Multi-Source Evidence Fusion for Audio Question Answering
A new system uses two audio models and 25 acoustic tools to create fully traceable reasoning chains.
A team from TalTech University, led by researchers Aivo Olev and Tanel Alumäe, has published a groundbreaking paper on arXiv detailing their winning solution to the Interspeech 2026 Audio Reasoning Challenge. Their system, titled "Multi-Source Evidence Fusion for Audio Question Answering," directly addresses the 'black box' problem in Large Audio Language Models (LALMs). While LALMs can answer complex questions about speech, music, and environmental sounds, their internal logic is often opaque. The TalTech team's innovation is a pipeline that forces transparency by grounding every single inference in explicit, external evidence.
The core of their approach is a multi-source ensemble. It employs two independent LALMs to generate initial observations about an audio input. These observations are then rigorously cross-checked by a separate text-only reasoning model against a vast library of 25 specialized acoustic analysis tools. Crucially, these tools are organized into reliability tiers, allowing the system to weigh evidence based on source credibility. This architecture produces dense, step-by-step reasoning chains where each claim is backed by a verifiable source, making the AI's 'thought process' auditable. This focus on explainable reasoning, rather than just final-answer accuracy, is what propelled their system to first place in the challenge, where it outperformed all others by a wide margin on the official reasoning quality metric.
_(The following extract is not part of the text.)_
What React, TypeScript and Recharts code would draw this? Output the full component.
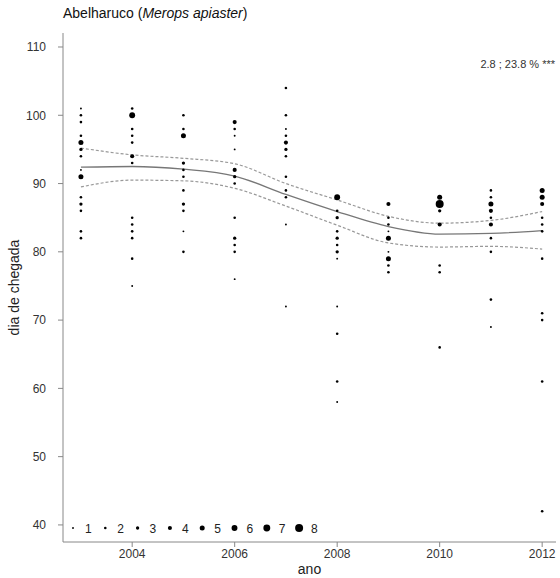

- Won 1st place in the Interspeech 2026 Audio Reasoning Challenge's Agent Track, outperforming all competitors on reasoning quality.
- Uses a multi-source pipeline with two LALMs and cross-checks outputs against 25 specialized acoustic tools organized by reliability.
- Produces fully verifiable reasoning chains by tagging every inference step with explicit, source-grounded evidence for transparency.
Why It Matters
It pioneers a method for making complex audio AI explainable and trustworthy, a critical step for professional deployment in healthcare, security, and media.